* Collected data:
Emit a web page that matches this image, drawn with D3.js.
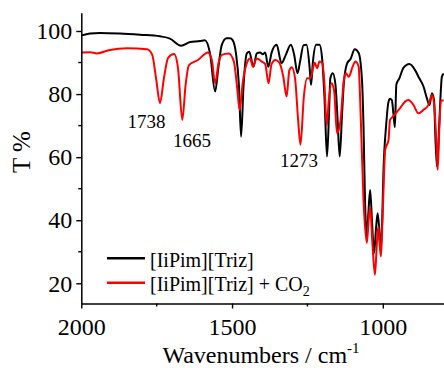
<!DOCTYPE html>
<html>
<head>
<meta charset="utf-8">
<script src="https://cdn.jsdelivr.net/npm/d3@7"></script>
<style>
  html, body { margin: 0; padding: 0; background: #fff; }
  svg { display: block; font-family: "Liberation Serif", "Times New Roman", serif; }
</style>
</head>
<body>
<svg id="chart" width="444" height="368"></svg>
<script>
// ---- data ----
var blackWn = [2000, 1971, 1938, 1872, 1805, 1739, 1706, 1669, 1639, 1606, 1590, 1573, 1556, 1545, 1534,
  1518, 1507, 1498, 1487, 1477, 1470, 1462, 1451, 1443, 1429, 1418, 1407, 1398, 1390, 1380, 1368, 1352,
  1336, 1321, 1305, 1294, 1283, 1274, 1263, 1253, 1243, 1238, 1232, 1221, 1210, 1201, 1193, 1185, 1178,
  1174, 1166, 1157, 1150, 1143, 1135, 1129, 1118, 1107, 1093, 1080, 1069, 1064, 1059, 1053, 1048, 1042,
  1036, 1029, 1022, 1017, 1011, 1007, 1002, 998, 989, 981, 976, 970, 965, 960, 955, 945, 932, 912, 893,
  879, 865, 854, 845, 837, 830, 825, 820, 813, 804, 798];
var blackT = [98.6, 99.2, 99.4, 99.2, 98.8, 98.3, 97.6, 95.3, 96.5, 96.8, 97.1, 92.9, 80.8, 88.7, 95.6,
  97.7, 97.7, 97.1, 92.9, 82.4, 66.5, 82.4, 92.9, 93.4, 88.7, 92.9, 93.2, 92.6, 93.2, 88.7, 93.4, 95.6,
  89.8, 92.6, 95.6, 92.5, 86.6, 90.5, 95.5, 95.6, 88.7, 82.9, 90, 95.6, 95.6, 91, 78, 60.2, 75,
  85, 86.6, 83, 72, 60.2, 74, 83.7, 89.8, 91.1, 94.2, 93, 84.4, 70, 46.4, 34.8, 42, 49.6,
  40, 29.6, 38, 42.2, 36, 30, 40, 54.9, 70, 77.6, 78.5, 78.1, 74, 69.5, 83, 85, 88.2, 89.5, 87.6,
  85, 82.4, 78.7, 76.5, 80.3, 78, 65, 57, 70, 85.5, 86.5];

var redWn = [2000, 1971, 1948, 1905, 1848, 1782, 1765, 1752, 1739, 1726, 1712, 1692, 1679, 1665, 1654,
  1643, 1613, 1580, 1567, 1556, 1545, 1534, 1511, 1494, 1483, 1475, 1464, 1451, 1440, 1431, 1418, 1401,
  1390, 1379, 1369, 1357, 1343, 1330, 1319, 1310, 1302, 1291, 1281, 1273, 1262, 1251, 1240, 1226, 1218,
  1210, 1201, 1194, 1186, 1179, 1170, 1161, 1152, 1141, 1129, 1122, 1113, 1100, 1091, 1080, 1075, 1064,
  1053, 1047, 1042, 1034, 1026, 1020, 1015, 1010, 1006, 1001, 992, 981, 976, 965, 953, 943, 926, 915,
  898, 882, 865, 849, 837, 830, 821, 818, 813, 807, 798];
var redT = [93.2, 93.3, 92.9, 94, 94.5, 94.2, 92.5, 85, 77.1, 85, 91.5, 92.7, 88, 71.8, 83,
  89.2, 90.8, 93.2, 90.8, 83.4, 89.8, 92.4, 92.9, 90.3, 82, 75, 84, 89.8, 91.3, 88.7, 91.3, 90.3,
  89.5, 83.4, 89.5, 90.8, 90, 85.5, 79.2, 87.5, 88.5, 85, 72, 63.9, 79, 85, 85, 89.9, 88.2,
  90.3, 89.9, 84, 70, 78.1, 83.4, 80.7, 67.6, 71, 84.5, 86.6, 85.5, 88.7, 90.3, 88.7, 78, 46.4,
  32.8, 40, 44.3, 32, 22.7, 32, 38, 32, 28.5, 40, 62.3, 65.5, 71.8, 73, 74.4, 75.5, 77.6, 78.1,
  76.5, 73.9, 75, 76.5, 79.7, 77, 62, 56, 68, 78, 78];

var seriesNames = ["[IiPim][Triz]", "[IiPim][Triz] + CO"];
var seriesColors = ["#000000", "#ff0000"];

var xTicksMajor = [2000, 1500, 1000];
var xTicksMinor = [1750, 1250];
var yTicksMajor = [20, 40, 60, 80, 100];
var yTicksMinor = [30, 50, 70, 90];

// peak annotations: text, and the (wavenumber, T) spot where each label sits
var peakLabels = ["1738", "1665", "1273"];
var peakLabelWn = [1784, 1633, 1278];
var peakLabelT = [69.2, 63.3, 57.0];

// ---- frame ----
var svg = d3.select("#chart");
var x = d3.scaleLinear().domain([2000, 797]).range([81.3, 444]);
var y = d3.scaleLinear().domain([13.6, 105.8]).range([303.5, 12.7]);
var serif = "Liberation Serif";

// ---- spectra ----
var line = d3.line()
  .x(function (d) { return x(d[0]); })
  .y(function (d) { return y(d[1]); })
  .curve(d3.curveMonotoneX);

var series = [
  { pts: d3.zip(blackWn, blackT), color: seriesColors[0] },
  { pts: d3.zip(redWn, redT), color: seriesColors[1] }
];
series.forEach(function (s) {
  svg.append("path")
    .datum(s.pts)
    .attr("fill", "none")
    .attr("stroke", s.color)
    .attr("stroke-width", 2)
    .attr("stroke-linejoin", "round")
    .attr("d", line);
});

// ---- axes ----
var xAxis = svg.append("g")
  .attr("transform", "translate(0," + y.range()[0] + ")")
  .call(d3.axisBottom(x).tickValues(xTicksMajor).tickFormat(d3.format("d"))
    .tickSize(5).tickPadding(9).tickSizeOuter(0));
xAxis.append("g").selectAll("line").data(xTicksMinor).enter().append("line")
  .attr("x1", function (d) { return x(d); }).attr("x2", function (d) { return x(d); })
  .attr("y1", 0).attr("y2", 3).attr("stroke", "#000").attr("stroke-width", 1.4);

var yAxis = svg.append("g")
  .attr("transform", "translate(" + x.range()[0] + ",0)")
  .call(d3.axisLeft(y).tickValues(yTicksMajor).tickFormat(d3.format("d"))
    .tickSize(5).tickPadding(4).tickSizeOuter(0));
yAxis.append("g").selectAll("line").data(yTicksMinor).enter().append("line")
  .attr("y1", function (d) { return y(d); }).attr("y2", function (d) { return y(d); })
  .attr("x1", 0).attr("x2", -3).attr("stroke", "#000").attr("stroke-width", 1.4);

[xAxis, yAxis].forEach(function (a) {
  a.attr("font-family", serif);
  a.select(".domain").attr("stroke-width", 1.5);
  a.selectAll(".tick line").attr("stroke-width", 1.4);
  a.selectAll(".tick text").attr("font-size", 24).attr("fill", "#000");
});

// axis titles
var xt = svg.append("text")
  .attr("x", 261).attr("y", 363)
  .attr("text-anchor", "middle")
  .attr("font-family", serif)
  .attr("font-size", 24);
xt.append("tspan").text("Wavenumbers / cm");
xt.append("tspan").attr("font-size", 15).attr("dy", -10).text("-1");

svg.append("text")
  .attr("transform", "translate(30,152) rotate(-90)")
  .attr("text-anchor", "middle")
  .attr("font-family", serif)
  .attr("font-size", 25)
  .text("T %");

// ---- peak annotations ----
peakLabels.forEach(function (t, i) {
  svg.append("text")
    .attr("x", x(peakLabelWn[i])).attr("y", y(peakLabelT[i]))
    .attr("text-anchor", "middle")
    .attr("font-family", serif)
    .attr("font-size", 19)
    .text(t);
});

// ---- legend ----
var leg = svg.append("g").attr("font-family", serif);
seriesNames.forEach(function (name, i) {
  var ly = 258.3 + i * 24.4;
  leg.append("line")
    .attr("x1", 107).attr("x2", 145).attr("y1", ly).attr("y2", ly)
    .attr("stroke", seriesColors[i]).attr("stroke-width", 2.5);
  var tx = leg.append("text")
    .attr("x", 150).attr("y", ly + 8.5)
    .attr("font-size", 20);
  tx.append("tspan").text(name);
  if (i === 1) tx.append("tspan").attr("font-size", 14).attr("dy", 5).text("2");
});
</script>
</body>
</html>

* Directions: Output exactly the span of lines from the top of the listing through the line holding "85, 82.4, 78.7, 76.5, 80.3, 78, 65, 57, 70, 85.5, 86.5];", and leave every picture out.

* Exercise response:
Emit a web page that matches this image, drawn with D3.js.
<!DOCTYPE html>
<html>
<head>
<meta charset="utf-8">
<script src="https://cdn.jsdelivr.net/npm/d3@7"></script>
<style>
  html, body { margin: 0; padding: 0; background: #fff; }
  svg { display: block; font-family: "Liberation Serif", "Times New Roman", serif; }
</style>
</head>
<body>
<svg id="chart" width="444" height="368"></svg>
<script>
// ---- data ----
var blackWn = [2000, 1971, 1938, 1872, 1805, 1739, 1706, 1669, 1639, 1606, 1590, 1573, 1556, 1545, 1534,
  1518, 1507, 1498, 1487, 1477, 1470, 1462, 1451, 1443, 1429, 1418, 1407, 1398, 1390, 1380, 1368, 1352,
  1336, 1321, 1305, 1294, 1283, 1274, 1263, 1253, 1243, 1238, 1232, 1221, 1210, 1201, 1193, 1185, 1178,
  1174, 1166, 1157, 1150, 1143, 1135, 1129, 1118, 1107, 1093, 1080, 1069, 1064, 1059, 1053, 1048, 1042,
  1036, 1029, 1022, 1017, 1011, 1007, 1002, 998, 989, 981, 976, 970, 965, 960, 955, 945, 932, 912, 893,
  879, 865, 854, 845, 837, 830, 825, 820, 813, 804, 798];
var blackT = [98.6, 99.2, 99.4, 99.2, 98.8, 98.3, 97.6, 95.3, 96.5, 96.8, 97.1, 92.9, 80.8, 88.7, 95.6,
  97.7, 97.7, 97.1, 92.9, 82.4, 66.5, 82.4, 92.9, 93.4, 88.7, 92.9, 93.2, 92.6, 93.2, 88.7, 93.4, 95.6,
  89.8, 92.6, 95.6, 92.5, 86.6, 90.5, 95.5, 95.6, 88.7, 82.9, 90, 95.6, 95.6, 91, 78, 60.2, 75,
  85, 86.6, 83, 72, 60.2, 74, 83.7, 89.8, 91.1, 94.2, 93, 84.4, 70, 46.4, 34.8, 42, 49.6,
  40, 29.6, 38, 42.2, 36, 30, 40, 54.9, 70, 77.6, 78.5, 78.1, 74, 69.5, 83, 85, 88.2, 89.5, 87.6,
  85, 82.4, 78.7, 76.5, 80.3, 78, 65, 57, 70, 85.5, 86.5];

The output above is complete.